木村氏の記事では、木村氏の母の容体が悪化した際のエピソードを提示しています。木村氏の母の退院後、ひ孫(木村氏の孫)との面会をきっかけに木村氏の母の「目には、明らかに生気が蘇った」などと書いています。
このようなエピソードを提示していることから分かるように、木村氏やその母は、社会に蔓延している出生賛美を内面化してしまっていると言わざるをえません。
また、記事副題の「『死なせてほしい』という意思はきっかけ一つで変わる」も問題です。
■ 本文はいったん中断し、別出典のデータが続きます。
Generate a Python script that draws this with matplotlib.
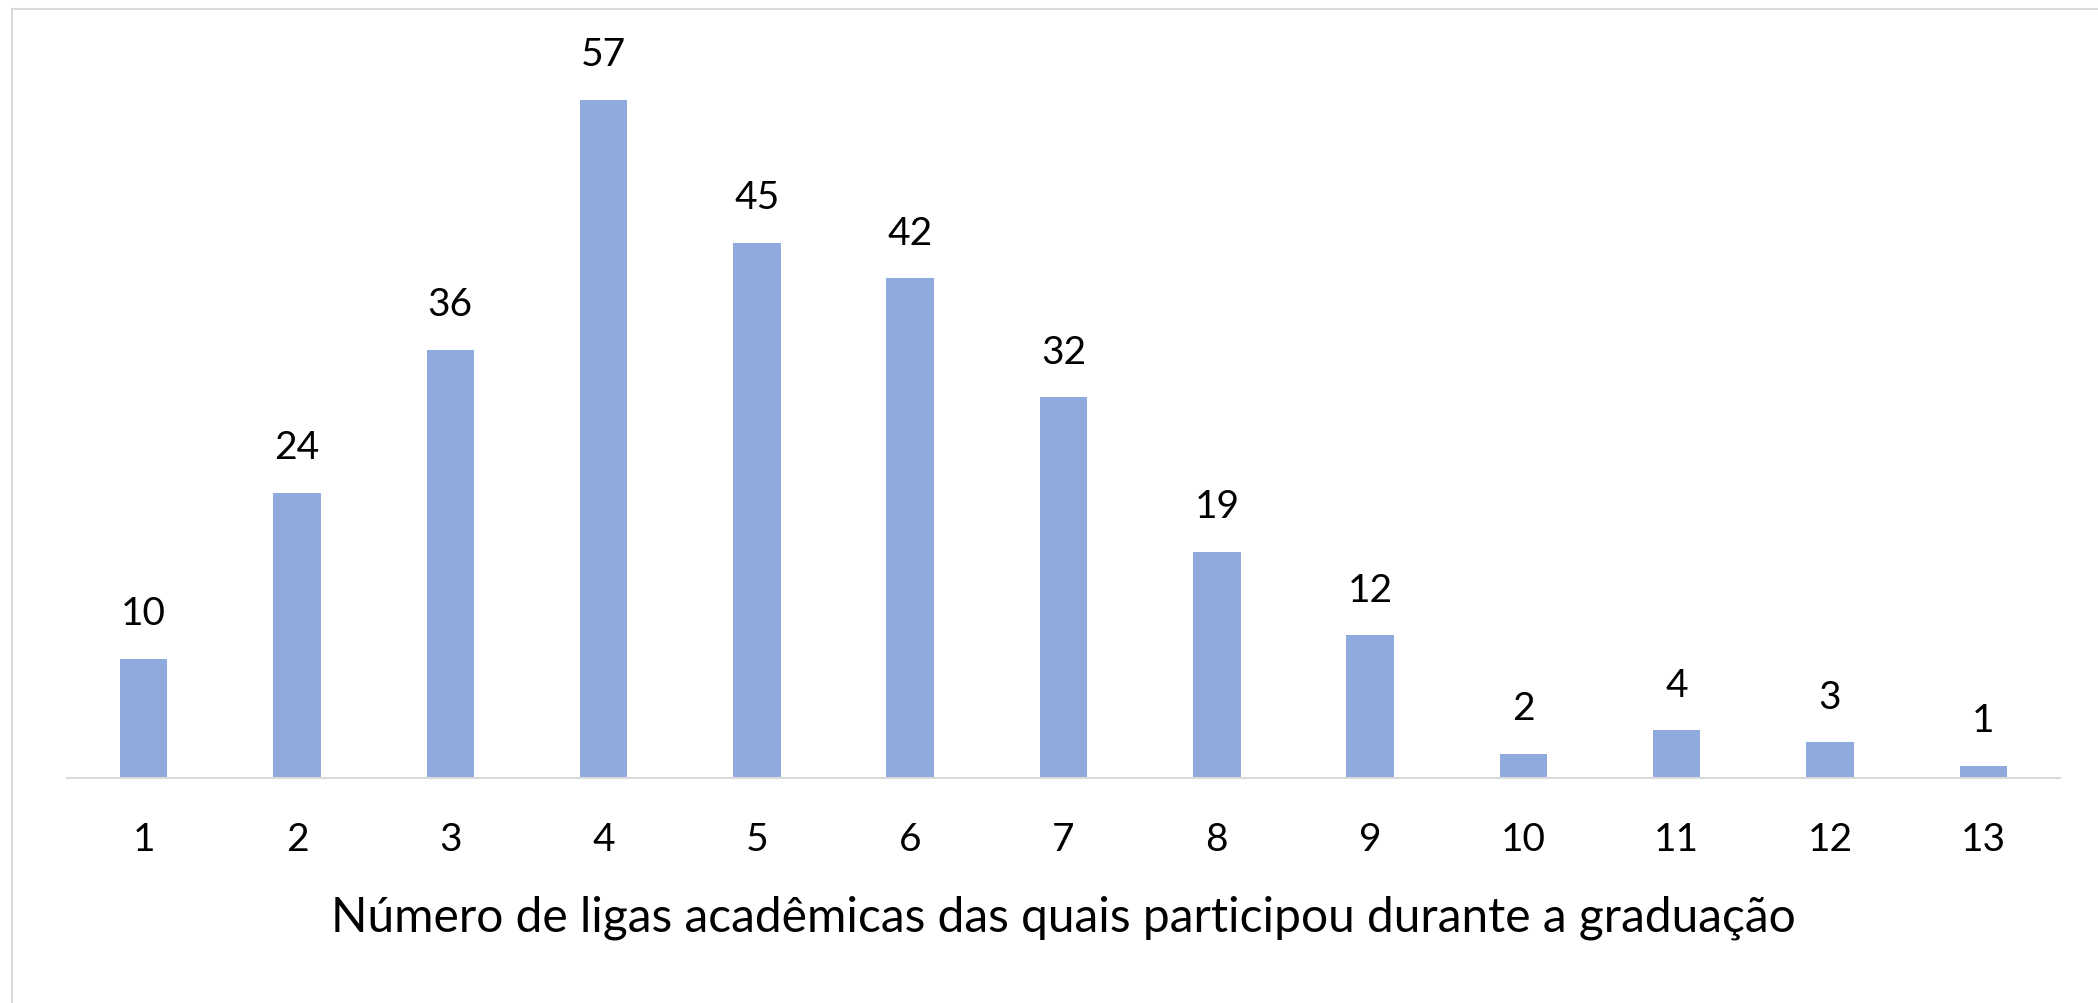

出生を強いられるという重大な事態を「きっかけ一つ」と表現することは、生殖行為が有する子に対する暴力性・権力性に対する無知を露呈していると言わざるをえません。
この木村氏の記事のように出生賛美の言説を無批判に再生産することが、生殖にそこまで積極的ではない人や生殖の難しい人を苦しめるものであることは言うまでもないでしょう。

まとめ

木村知氏の記事は3つの重要な事実を提示するとともに、3つの深刻な問題を抱えていることを、本note記事では明らかにしました。
今後も、優生思想やそれに基づく主張に対して、論点を整理しながら的確に批判し続けていきたいと思います。